▸ **Exercise directions**
Each line of the listing must be transcribed exactly, except for the images, which should be excluded.

▸ **Data section**
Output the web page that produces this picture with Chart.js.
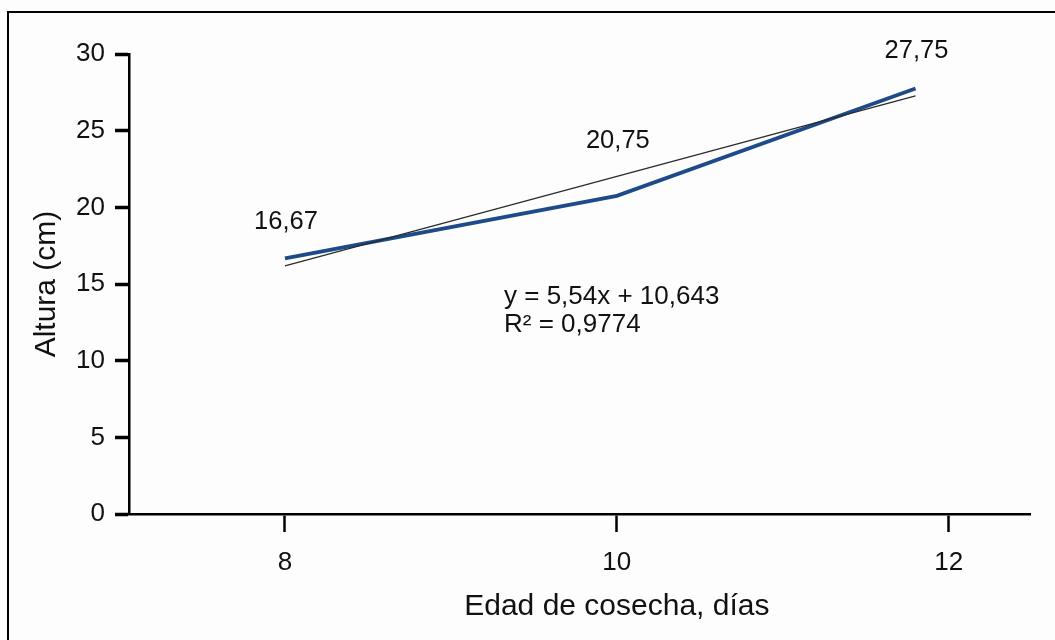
<!DOCTYPE html>
<html>
<head>
<meta charset="utf-8">
<script src="https://cdn.jsdelivr.net/npm/chart.js@4/dist/chart.umd.min.js"></script>
<style>
  html, body { margin: 0; padding: 0; background: #fdfdfd; }
  #wrap { position: relative; width: 1055px; height: 640px; overflow: hidden; }
  #frame { position: absolute; left: 7px; top: 11px; width: 1100px; height: 700px;
           border-left: 2.5px solid #000; border-top: 2.5px solid #000; box-sizing: border-box; }
  #c { position: absolute; left: 0; top: 0; }
</style>
</head>
<body>
<div id="wrap">
  <div id="frame"></div>
  <canvas id="c" width="1055" height="640"></canvas>
</div>
<script>
// Plant height by harvest age
const ages = [8, 10, 11.8];
const heights = [16.67, 20.75, 27.75];
const xTickValues = [8, 10, 12];
const yTickStep = 5;
const yRange = [0, 30];
const xRange = [7.06, 12.49];
// Linear trend (x = sample index 1..n): y = slope * x + intercept
const trendCoef = [5.54, 10.643];
const trendIndex = [1, 3];
const equationLines = ['y = 5,54x + 10,643', 'R\u00B2 = 0,9774'];
const xTitle = 'Edad de cosecha, días';
const yTitle = 'Altura (cm)';

const FONT = '"Liberation Sans", Arial, sans-serif';
const fmt = v => v.toFixed(2).replace('.', ',');

const trendPoints = [
  { x: ages[0], y: trendCoef[0] * trendIndex[0] + trendCoef[1] },
  { x: ages[ages.length - 1], y: trendCoef[0] * trendIndex[1] + trendCoef[1] }
];

// vertical distance of each value label above its point
const labelLift = [36, 55, 38];

const annotations = {
  id: 'annotations',
  afterDatasetsDraw(chart) {
    const ctx = chart.ctx;
    const meta = chart.getDatasetMeta(1);
    ctx.save();
    ctx.fillStyle = '#111';
    ctx.textAlign = 'center';
    ctx.textBaseline = 'middle';
    ctx.font = '25.5px ' + FONT;
    meta.data.forEach((pt, i) => {
      ctx.fillText(fmt(heights[i]), pt.x + 1, pt.y - labelLift[i]);
    });
    // regression equation
    ctx.textAlign = 'left';
    ctx.font = '26px ' + FONT;
    ctx.fillText(equationLines[0], 504, 297);
    ctx.fillText(equationLines[1], 504, 325);
    // axis titles
    const xs = chart.scales.x;
    ctx.font = '30px ' + FONT;
    ctx.textAlign = 'center';
    ctx.fillText(xTitle, xs.getPixelForValue(xTickValues[1]), 607);
    ctx.save();
    ctx.translate(47, (chart.chartArea.top + chart.chartArea.bottom) / 2);
    ctx.rotate(-Math.PI / 2);
    ctx.fillText(yTitle, 0, 0);
    ctx.restore();
    ctx.restore();
  }
};

new Chart(document.getElementById('c'), {
  type: 'scatter',
  data: {
    datasets: [
      {
        data: trendPoints,
        showLine: true,
        borderColor: '#2a2a2a',
        borderWidth: 1.3,
        pointRadius: 0,
        order: 0
      },
      {
        data: ages.map((a, i) => ({ x: a, y: heights[i] })),
        showLine: true,
        borderColor: '#1d4a88',
        borderWidth: 3.8,
        pointRadius: 0,
        tension: 0,
        order: 1
      }
    ]
  },
  options: {
    responsive: false,
    animation: false,
    layout: { padding: { top: 54, right: 25, left: 0, bottom: 0 } },
    plugins: { legend: { display: false }, tooltip: { enabled: false } },
    scales: {
      x: {
        type: 'linear',
        min: xRange[0],
        max: xRange[1],
        afterBuildTicks: s => { s.ticks = xTickValues.map(v => ({ value: v })); },
        afterFit: s => { s.height = 126; },
        border: { display: true, color: '#000', width: 2.5 },
        grid: { drawOnChartArea: false, drawTicks: true, tickLength: 18, tickWidth: 2.5, tickColor: '#000' },
        ticks: { color: '#111', font: { size: 26, family: FONT }, padding: 15, maxRotation: 0 }
      },
      y: {
        min: yRange[0],
        max: yRange[1],
        ticks: { stepSize: yTickStep, color: '#111', font: { size: 26, family: FONT }, padding: 10 },
        afterFit: s => { s.width = 129; },
        border: { display: true, color: '#000', width: 2.5 },
        grid: { drawOnChartArea: false, drawTicks: true, tickLength: 14, tickWidth: 3.5, tickColor: '#000' }
      }
    }
  },
  plugins: [annotations]
});
</script>
</body>
</html>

▸ **The output**
Output the web page that produces this picture with Chart.js.
<!DOCTYPE html>
<html>
<head>
<meta charset="utf-8">
<script src="https://cdn.jsdelivr.net/npm/chart.js@4/dist/chart.umd.min.js"></script>
<style>
  html, body { margin: 0; padding: 0; background: #fdfdfd; }
  #wrap { position: relative; width: 1055px; height: 640px; overflow: hidden; }
  #frame { position: absolute; left: 7px; top: 11px; width: 1100px; height: 700px;
           border-left: 2.5px solid #000; border-top: 2.5px solid #000; box-sizing: border-box; }
  #c { position: absolute; left: 0; top: 0; }
</style>
</head>
<body>
<div id="wrap">
  <div id="frame"></div>
  <canvas id="c" width="1055" height="640"></canvas>
</div>
<script>
// Plant height by harvest age
const ages = [8, 10, 11.8];
const heights = [16.67, 20.75, 27.75];
const xTickValues = [8, 10, 12];
const yTickStep = 5;
const yRange = [0, 30];
const xRange = [7.06, 12.49];
// Linear trend (x = sample index 1..n): y = slope * x + intercept
const trendCoef = [5.54, 10.643];
const trendIndex = [1, 3];
const equationLines = ['y = 5,54x + 10,643', 'R\u00B2 = 0,9774'];
const xTitle = 'Edad de cosecha, días';
const yTitle = 'Altura (cm)';

const FONT = '"Liberation Sans", Arial, sans-serif';
const fmt = v => v.toFixed(2).replace('.', ',');

const trendPoints = [
  { x: ages[0], y: trendCoef[0] * trendIndex[0] + trendCoef[1] },
  { x: ages[ages.length - 1], y: trendCoef[0] * trendIndex[1] + trendCoef[1] }
];

// vertical distance of each value label above its point
const labelLift = [36, 55, 38];

const annotations = {
  id: 'annotations',
  afterDatasetsDraw(chart) {
    const ctx = chart.ctx;
    const meta = chart.getDatasetMeta(1);
    ctx.save();
    ctx.fillStyle = '#111';
    ctx.textAlign = 'center';
    ctx.textBaseline = 'middle';
    ctx.font = '25.5px ' + FONT;
    meta.data.forEach((pt, i) => {
      ctx.fillText(fmt(heights[i]), pt.x + 1, pt.y - labelLift[i]);
    });
    // regression equation
    ctx.textAlign = 'left';
    ctx.font = '26px ' + FONT;
    ctx.fillText(equationLines[0], 504, 297);
    ctx.fillText(equationLines[1], 504, 325);
    // axis titles
    const xs = chart.scales.x;
    ctx.font = '30px ' + FONT;
    ctx.textAlign = 'center';
    ctx.fillText(xTitle, xs.getPixelForValue(xTickValues[1]), 607);
    ctx.save();
    ctx.translate(47, (chart.chartArea.top + chart.chartArea.bottom) / 2);
    ctx.rotate(-Math.PI / 2);
    ctx.fillText(yTitle, 0, 0);
    ctx.restore();
    ctx.restore();
  }
};

new Chart(document.getElementById('c'), {
  type: 'scatter',
  data: {
    datasets: [
      {
        data: trendPoints,
        showLine: true,
        borderColor: '#2a2a2a',
        borderWidth: 1.3,
        pointRadius: 0,
        order: 0
      },
      {
        data: ages.map((a, i) => ({ x: a, y: heights[i] })),
        showLine: true,
        borderColor: '#1d4a88',
        borderWidth: 3.8,
        pointRadius: 0,
        tension: 0,
        order: 1
      }
    ]
  },
  options: {
    responsive: false,
    animation: false,
    layout: { padding: { top: 54, right: 25, left: 0, bottom: 0 } },
    plugins: { legend: { display: false }, tooltip: { enabled: false } },
    scales: {
      x: {
        type: 'linear',
        min: xRange[0],
        max: xRange[1],
        afterBuildTicks: s => { s.ticks = xTickValues.map(v => ({ value: v })); },
        afterFit: s => { s.height = 126; },
        border: { display: true, color: '#000', width: 2.5 },
        grid: { drawOnChartArea: false, drawTicks: true, tickLength: 18, tickWidth: 2.5, tickColor: '#000' },
        ticks: { color: '#111', font: { size: 26, family: FONT }, padding: 15, maxRotation: 0 }
      },
      y: {
        min: yRange[0],
        max: yRange[1],
        ticks: { stepSize: yTickStep, color: '#111', font: { size: 26, family: FONT }, padding: 10 },
        afterFit: s => { s.width = 129; },
        border: { display: true, color: '#000', width: 2.5 },
        grid: { drawOnChartArea: false, drawTicks: true, tickLength: 14, tickWidth: 3.5, tickColor: '#000' }
      }
    }
  },
  plugins: [annotations]
});
</script>
</body>
</html>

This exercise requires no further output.